Our involvement with the organisation first started from our roots in data processing and mediation; so you could say that we’ve adhered to ETSI standards since the beginning of GSM.

Over the years, part of our business has increasingly aligned itself to fulfilment and orchestration of complex enterprise, residential and subscriber services (rather than solely provisioning and activation), and as ETSI itself became more involved in orchestration, we began to consider whether it made sense to join ETSI fully. We are pleased to share that in the latter half of 2014, we officially became a formal member organisation.

The Influence of NFV

The tipping point was in 2012, when ETSI launched a workgroup for Network Function Virtualisation (NFV). This Industry Specification Group (ISG) was developed at the behest of seven communications service providers (CSPs), who desired standardisation around this nascent technology. Interest in NFV has since increased significantly especially in 2014 and will continue to grow this year, as more operators consider how it can help them move away from expensive, proprietary network hardware toward more flexible solutions.

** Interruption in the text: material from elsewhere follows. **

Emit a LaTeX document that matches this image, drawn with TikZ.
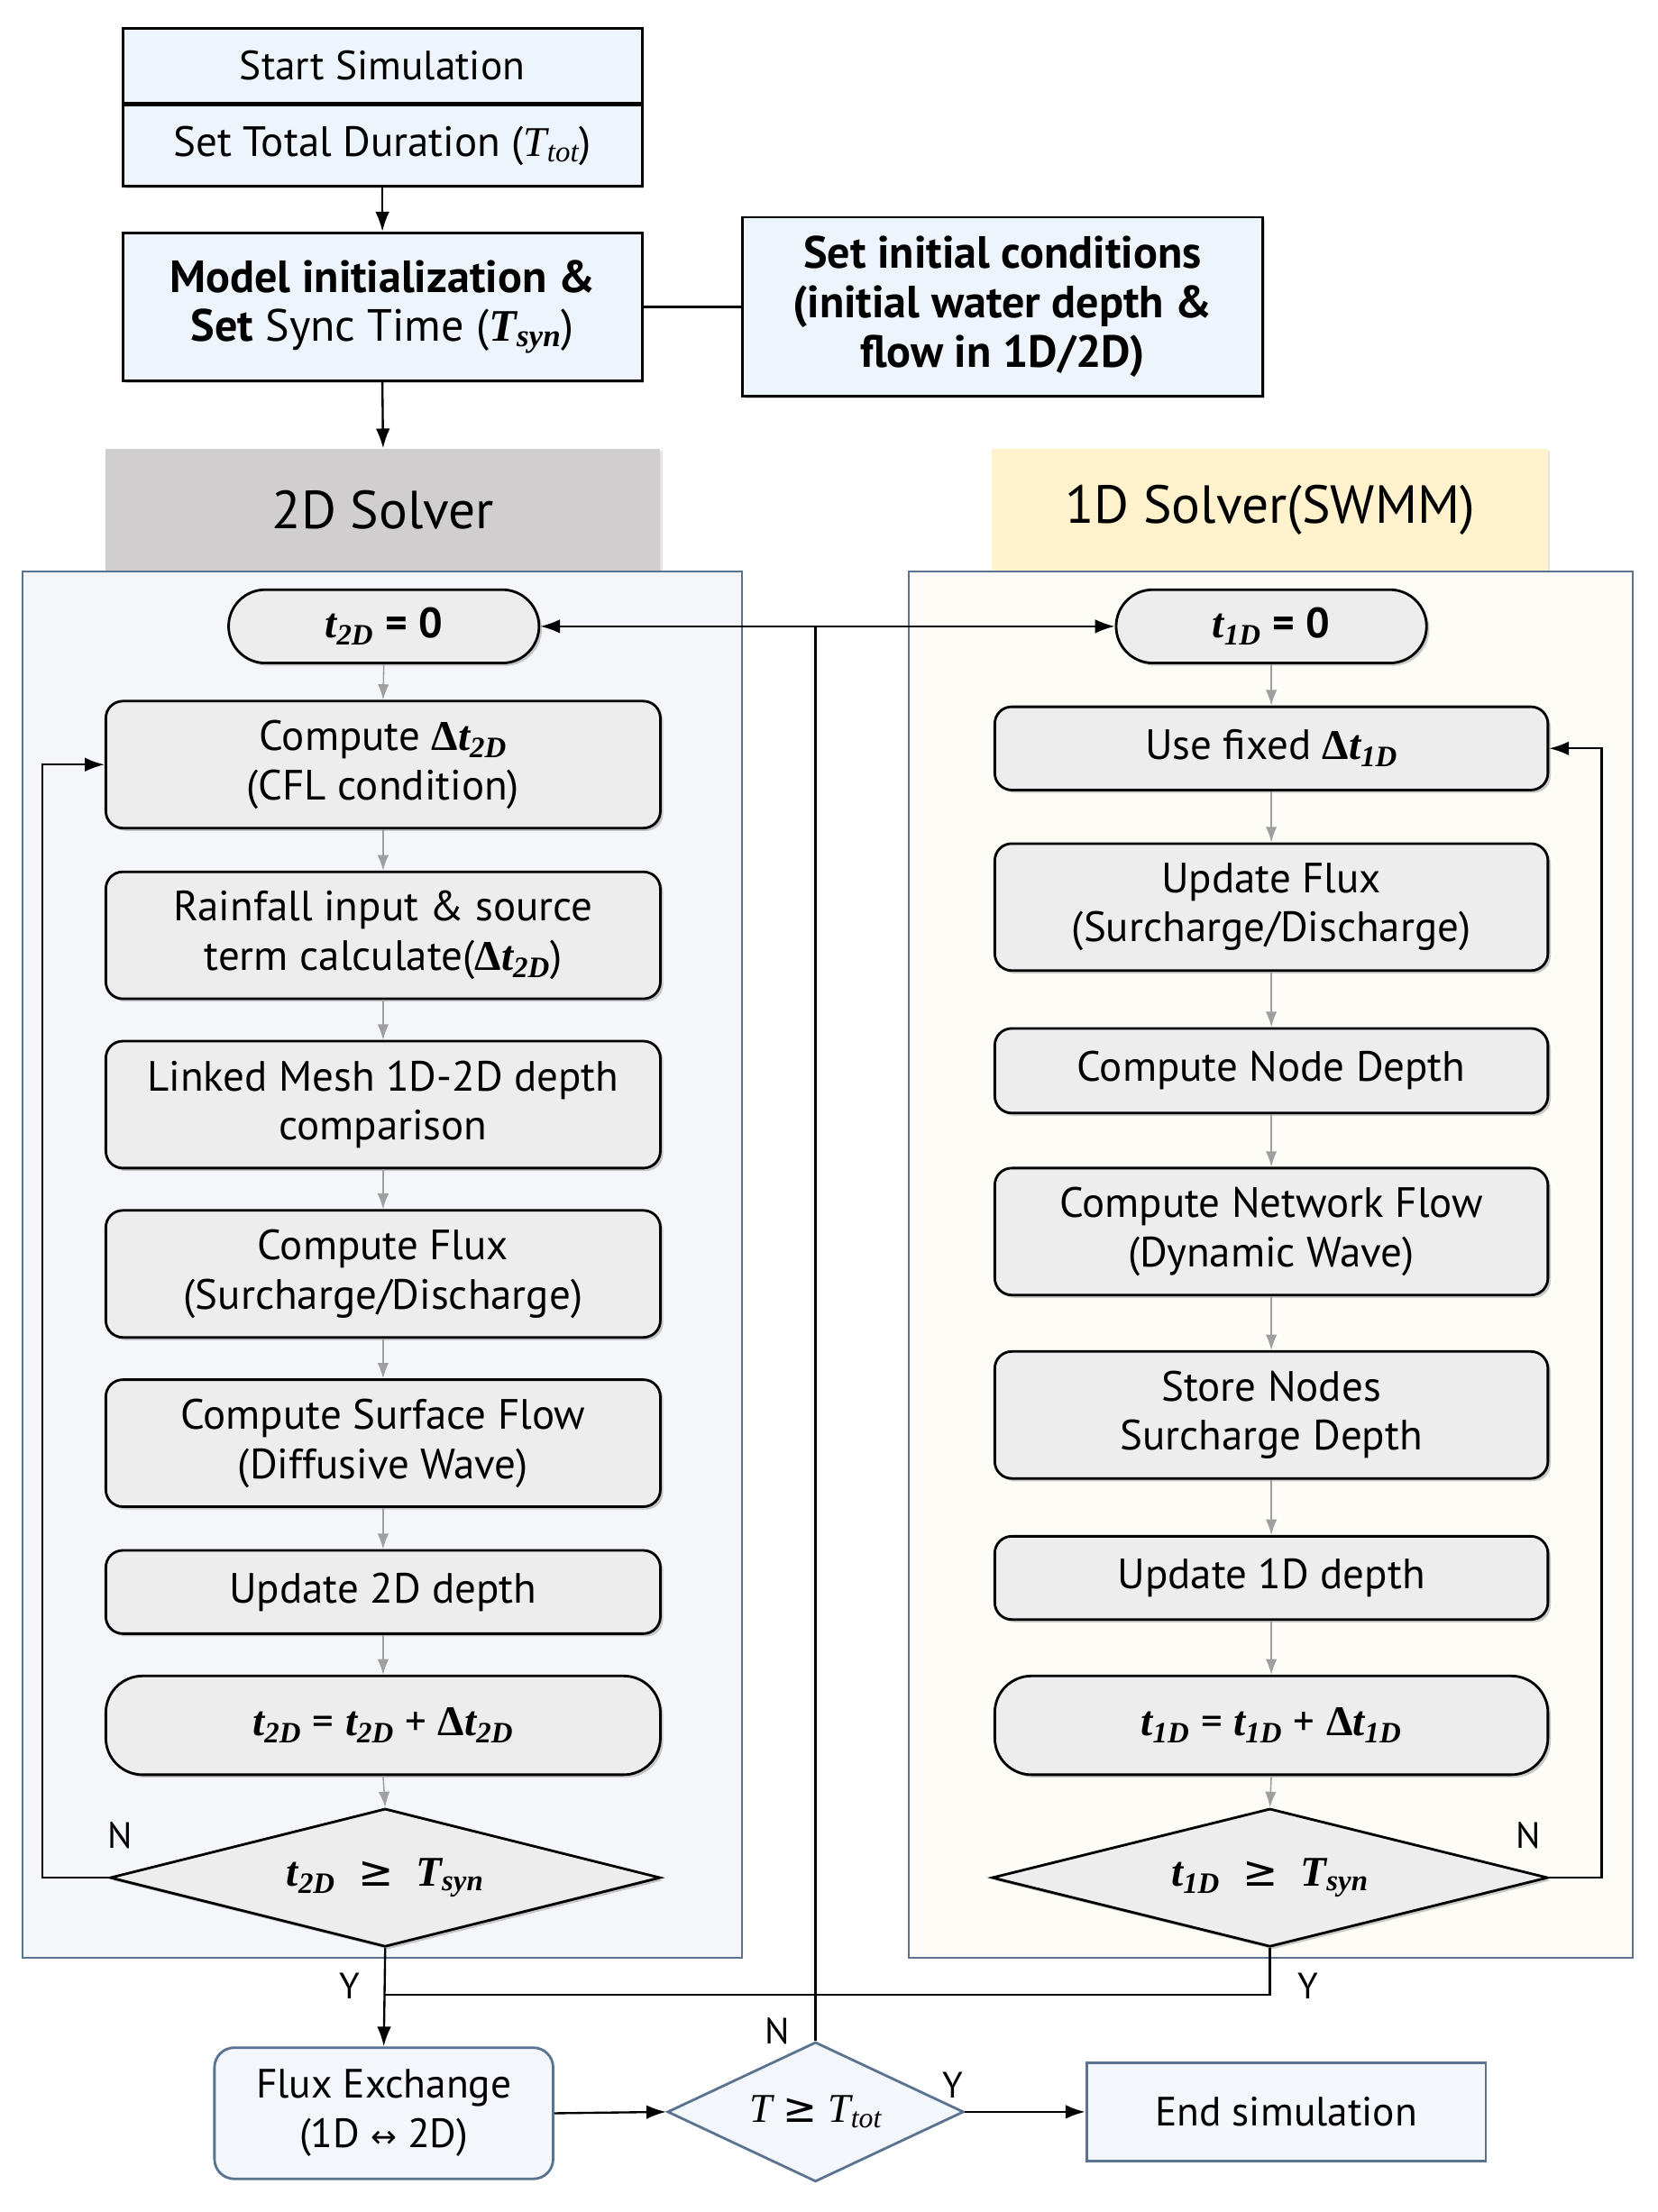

The NFV conversation intrigued us. Simon Osborne, our CTO for fulfilment, recently explained to Global Telecoms Business that NFV service orchestration involves “all the elements we’ve seen in the past” in traditional service orchestration. As a result, our end-to-end order orchestration and management software complemented with mediation and analytics – which supports network functions running on virtualised hardware – is a perfect fit for the type of operational structure the world of NFV needs.

Additionally, the other elements of our product portfolio, including mediation and policy control, are considered as network functions and will be deployed within the NFV environment in the future.

Ultimately, we feel that Comptel’s proposition—having a complete, automated software stack that requires very little intervention—was unique to ETSI’s workgroup, and that we could help provide a more complete picture into NFV deployment, scale and capacity management challenges, as well as offer effective insights to support standardisation in this emerging area.

Workgroups in Focus

Today, we are one of more than 200 CSPs, network equipment providers (NEPs) and technology companies within the NFV ISG, working to conceptualise and contribute to the standards that will guide this technology’s application in the years ahead. Formal meetings are held quarterly – the next one is scheduled for February in Prague. Individual work streams have monthly meetings to hammer out these standards – the next one for the interface and architecture workgroup is being held mid-January in Shanghai.

The NFV ISG has only just completed the first phase of standardisation, where the high-level architecture and design of this technology infrastructure is being developed. We are now entering the second phase of standardisation, where member organisations are divided into work groups to focus on specific items, such as examining the management and orchestration of an NFV system via an Operations Support System (OSS) interface.

How Operators Win

One major benefit of ETSI’s workgroups is that they bring together organisations from all sides of the industry to guide a collaborative and forward-looking conversation about an emerging area of telecommunications. Since Comptel will be intimately involved in those conversations now and in the future, we will be able to bring a higher level of expertise to conversations with our customers. We are excited about being directly involved in NFV’s development as a new foundational platform for network infrastructure.

NFV will define our future. More operators want the flexibility to run network operations software on commodity hardware, so that they can keep pace with the cloud-based competitors now edging their way into the market. To truly position yourself as a fully formed CSP, you need a partner who knows where this software-defined market is headed.